En estas que nuestro intrépido arquitecto escocés regresó a Londres, abrió su propio estudio y, en 1764, publicó Ruins of the Palace of the Emperor Diocletian at Spalatro in Dalmatia. El volumen estaba repleto de mediciones y anotaciones hechas durante su visita al lugar, además de una abultada colección de dibujos de precisión realizados con la ayuda de Clérisseau y un equipo de delineantes. El libro tuvo un éxito tal que no solo permitió a Robert Adam colocarse unos cuantos títulos más —miembro de la Sociedad Real de Londres, de la Sociedad de Anticuarios de Londres y de la Sociedad Real de las Artes—, sino que asentó el vocabulario de la incipiente arquitectura neoclásica occidental. Un fantasma recorría Europa en forma de columnas y arcos romanos primorosamente conservados y descritos. Un fantasma que se manifestaba a través de dibujos, tratados y una descendencia construida que dominaría el continente hasta los albores del siglo xx.
En 1979, la UNESCO concedió al Palacio de Diocleciano en Split el título de Patrimonio de la Humanidad.
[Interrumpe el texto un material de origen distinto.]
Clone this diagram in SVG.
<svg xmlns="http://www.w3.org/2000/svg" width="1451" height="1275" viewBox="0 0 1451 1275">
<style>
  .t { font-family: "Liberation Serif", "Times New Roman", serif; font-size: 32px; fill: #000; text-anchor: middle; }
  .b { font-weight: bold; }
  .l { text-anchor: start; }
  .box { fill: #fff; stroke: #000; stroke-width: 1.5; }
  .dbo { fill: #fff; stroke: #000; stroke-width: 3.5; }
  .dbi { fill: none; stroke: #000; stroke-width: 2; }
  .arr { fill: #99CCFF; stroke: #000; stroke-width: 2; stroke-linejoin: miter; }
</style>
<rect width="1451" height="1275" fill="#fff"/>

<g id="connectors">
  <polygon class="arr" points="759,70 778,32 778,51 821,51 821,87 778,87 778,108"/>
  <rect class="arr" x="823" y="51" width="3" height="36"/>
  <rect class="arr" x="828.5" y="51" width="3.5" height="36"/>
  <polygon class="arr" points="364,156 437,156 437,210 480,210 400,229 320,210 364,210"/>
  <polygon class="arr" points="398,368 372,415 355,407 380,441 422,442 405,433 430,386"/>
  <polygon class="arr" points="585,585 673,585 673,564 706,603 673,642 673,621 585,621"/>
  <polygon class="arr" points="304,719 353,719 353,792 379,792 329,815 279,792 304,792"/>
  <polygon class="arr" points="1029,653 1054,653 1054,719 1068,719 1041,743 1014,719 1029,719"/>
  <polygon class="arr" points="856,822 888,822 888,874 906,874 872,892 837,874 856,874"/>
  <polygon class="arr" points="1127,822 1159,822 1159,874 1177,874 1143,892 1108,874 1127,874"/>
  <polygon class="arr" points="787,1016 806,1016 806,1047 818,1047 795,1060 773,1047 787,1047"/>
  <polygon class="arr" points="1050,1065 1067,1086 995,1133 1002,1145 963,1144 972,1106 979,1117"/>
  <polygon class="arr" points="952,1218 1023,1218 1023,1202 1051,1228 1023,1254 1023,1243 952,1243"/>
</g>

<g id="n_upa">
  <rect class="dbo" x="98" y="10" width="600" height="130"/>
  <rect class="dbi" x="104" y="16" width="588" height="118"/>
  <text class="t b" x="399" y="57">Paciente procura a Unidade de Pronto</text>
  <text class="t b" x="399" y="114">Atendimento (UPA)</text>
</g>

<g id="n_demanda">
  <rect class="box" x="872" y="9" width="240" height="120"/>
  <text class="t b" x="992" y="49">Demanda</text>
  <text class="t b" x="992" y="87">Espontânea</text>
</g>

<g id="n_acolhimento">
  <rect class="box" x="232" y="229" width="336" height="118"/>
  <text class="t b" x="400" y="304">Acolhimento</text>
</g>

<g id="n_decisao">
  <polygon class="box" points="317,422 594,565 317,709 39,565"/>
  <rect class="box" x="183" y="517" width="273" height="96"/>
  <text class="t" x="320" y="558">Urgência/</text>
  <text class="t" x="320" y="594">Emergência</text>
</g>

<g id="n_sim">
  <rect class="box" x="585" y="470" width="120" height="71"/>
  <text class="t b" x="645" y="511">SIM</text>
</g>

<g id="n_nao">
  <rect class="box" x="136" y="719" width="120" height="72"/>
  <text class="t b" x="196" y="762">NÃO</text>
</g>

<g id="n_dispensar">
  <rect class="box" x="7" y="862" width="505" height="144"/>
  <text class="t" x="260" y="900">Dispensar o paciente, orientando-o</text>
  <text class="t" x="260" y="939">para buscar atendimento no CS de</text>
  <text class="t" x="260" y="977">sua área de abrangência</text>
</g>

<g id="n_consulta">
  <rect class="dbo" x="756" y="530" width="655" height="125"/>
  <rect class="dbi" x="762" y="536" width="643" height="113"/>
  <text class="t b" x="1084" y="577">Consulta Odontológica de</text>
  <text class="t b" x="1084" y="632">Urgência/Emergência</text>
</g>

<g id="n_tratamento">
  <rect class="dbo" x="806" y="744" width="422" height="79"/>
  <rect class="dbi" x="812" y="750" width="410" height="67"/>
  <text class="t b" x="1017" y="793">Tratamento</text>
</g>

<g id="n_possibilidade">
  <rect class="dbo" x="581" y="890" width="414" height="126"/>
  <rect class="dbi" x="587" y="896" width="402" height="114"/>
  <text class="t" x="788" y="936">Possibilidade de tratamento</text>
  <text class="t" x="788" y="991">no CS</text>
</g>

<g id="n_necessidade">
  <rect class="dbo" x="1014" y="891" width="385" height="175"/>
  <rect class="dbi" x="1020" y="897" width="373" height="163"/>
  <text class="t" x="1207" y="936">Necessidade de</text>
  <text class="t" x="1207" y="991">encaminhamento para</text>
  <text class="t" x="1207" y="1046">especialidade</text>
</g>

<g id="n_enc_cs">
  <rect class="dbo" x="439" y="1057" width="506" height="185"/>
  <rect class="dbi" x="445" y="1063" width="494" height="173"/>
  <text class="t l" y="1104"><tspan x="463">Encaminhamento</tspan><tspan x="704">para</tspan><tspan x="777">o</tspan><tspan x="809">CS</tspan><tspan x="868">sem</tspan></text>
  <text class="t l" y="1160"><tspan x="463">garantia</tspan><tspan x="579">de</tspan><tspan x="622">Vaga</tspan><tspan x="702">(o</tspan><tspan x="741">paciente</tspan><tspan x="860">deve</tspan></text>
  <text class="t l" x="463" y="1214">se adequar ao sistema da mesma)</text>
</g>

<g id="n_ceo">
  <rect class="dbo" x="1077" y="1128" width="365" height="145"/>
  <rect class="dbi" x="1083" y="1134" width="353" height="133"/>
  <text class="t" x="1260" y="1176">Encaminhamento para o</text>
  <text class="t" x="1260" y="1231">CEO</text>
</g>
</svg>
Era más un reconocimiento oficial que un llamamiento a la conservación porque, en realidad, la institución no temía por el estado del conjunto. Al igual que había sucedido cuando Robert Adam se lo encontró, el palacio estaba en uso: como viviendas, restaurantes y un buen número de locales comerciales, lo cual había obligado a las autoridades a realizar una labor continuada de mantenimiento y rehabilitación, siempre de la forma más respetuosa posible. Es más, al dar forma a prácticamente la mitad del casco histórico de la ciudad, el Gobierno lo usaba como reclamo turístico de una Yugoslavia bastante más aperturista que el resto de los países del bloque soviético.
Curiosamente, fue el turismo lo que estuvo a punto de desafiar a una construcción que había resistido invasiones y batallas durante casi dos milenios. En 2006, el Ayuntamiento de Split decidió que la UNESCO era una mandanga, así que abrió el permiso de construcción al interior del palacio. Se plantearon más de veinte nuevos edificios incluyendo un centro comercial con sus correspondientes plantas subterráneas de garaje. Cuando, un año después, el público tuvo conocimiento del plan, montó un pollo ciudadano de dimensiones considerables, además de presentar una demanda contra el Gobierno municipal. Pero el pueblo ganó y, casi como conmemoración, la fábrica de moneda croata colocó el palacio en el reverso de sus recién emitidos billetes de quinientos kuna (unos sesenta y cinco euros).
Si al final visitan Split este verano se encontrarán una ciudad de ciento ochenta mil habitantes repartidos a lo largo de la península a la que da nombre. Una urbe cálida y ajetreada con un buen montón de reclamos turísticos tanto culturales como playeros. Eso sí, cuando visiten el centro, den un paseo hasta la plaza del Peristil. Quizá haya muchos visitantes y quizá tengan que hacer un pequeño esfuerzo, pero, una vez allí, toquen una de las columnas corintias y pregunten por Diocleciano. Con un poco de suerte y un mucho de atención tal vez sean capaces de escuchar la respuesta del emperador. Una respuesta construida en caliza y mármol y pronunciada hace mil setecientos años.
El palacio de Diocleciano, aún identificable en el callejero de Split. Fotografía: E. Coli (CC).